Lu
À travers les champs bleus de Claire Keegan
Air de solitude de Gustave Roux
« La nuit tombe très vite. Aimé part de bonne heure encore vers le champ de trèfle. Le soleil se couche dans un ciel si pur que l'instant est comme suspendu : on oublie le travail sournois de l'ombre. Et pourtant elle monte sans cesse, elle semble sourdre insensiblement de la terre et la noyer peu à peu, comme un marécage qui se gorge d'eau. On marche dans de la nuit, on enfonce lentement dans l'obscur. Le dernier trèfle tombe, c'est un peu de nuit qui croule dans de la nuit ; la faux est un sifflement invisible jusqu'à l'instant où Aimé la redresse et l'aiguise : une main de nuit caresse un pâle croissant d'acier contre le ciel. Les villages un à un s'étoilent, constellations humaines qui brûleront comme les autres jusqu'à l'aube.

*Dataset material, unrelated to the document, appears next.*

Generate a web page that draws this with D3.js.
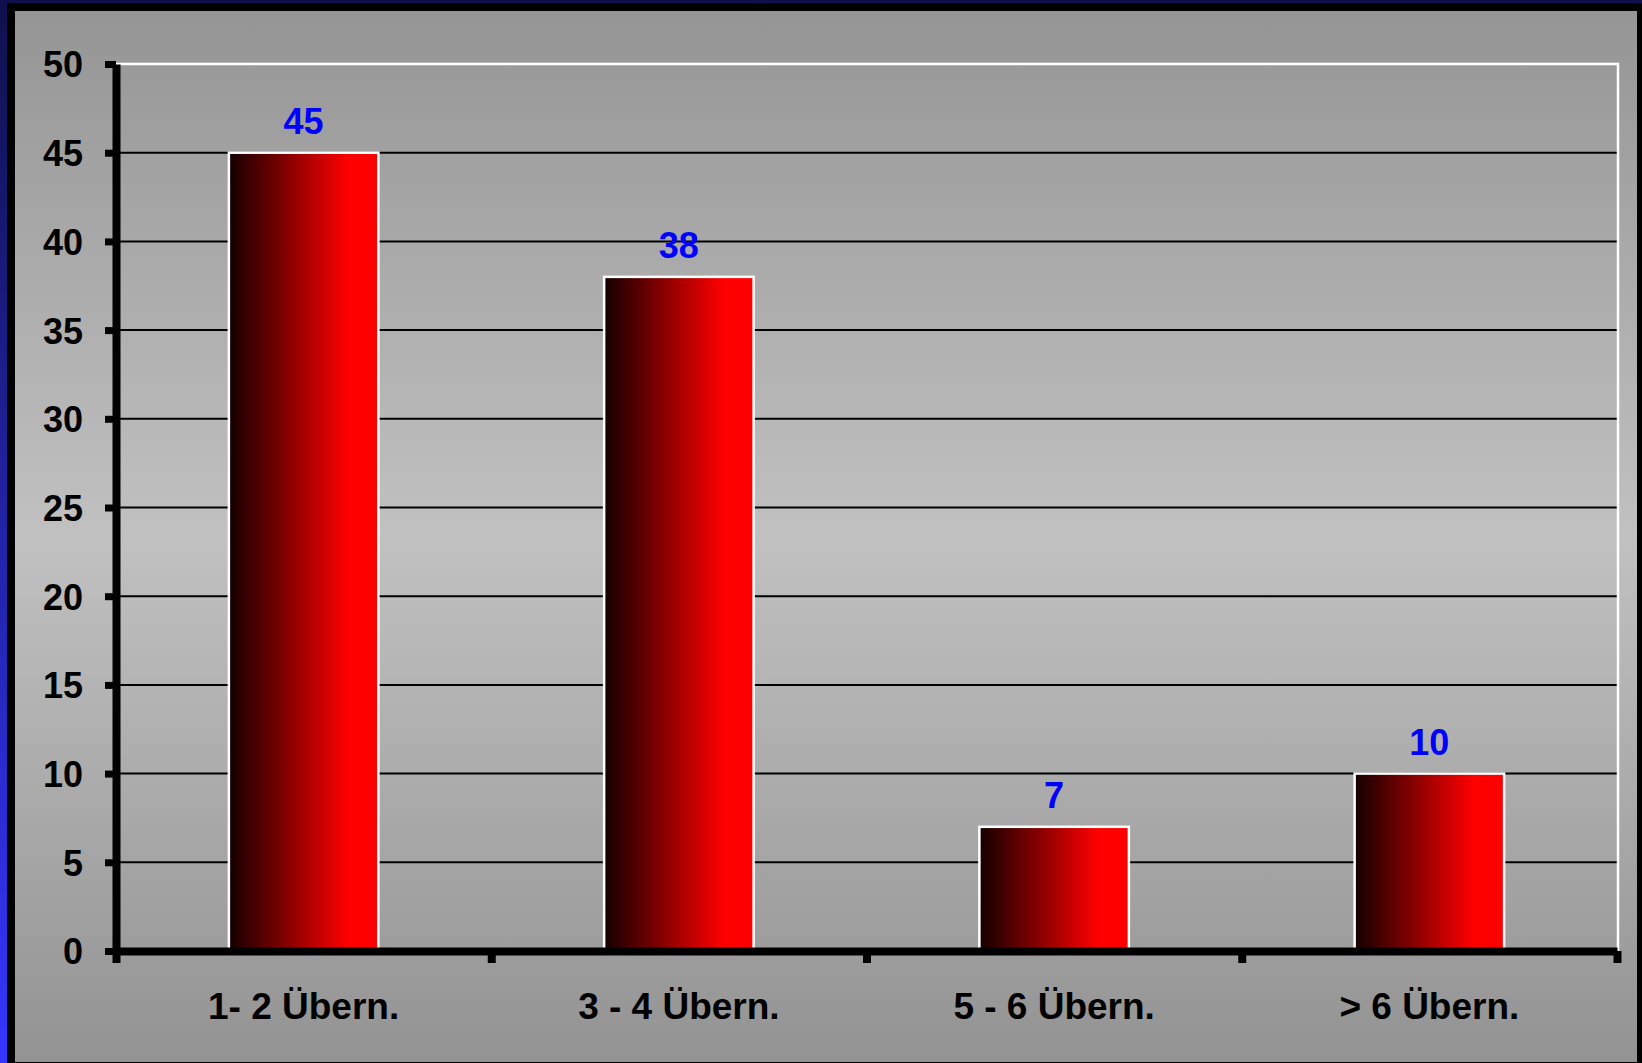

Allons, il est temps de repartir vers nos lampes, de fouler à tâtons la rosée de glace et la prairie
- mais pendant que nous ne sommes encore qu'une voix et une voix, et deux taches à peine (qui sont nos visages), laisse que je dise une espèce d'adieu à ce qui vient de s'éteindre tout à fait, comme un bruit parmi les autres bruits du crépuscule et qui ne renaîtra plus cette année : ton dernier coup de faux. » (p 24, 35)
Vu
Les filles de Mai Zetterling
Il reste encore demain réalisé par Paola Cortellesi
Cet extrait est très beau. Voilà un auteur que je ne connaissais pas, je vais m'empresser de le lire. Merci.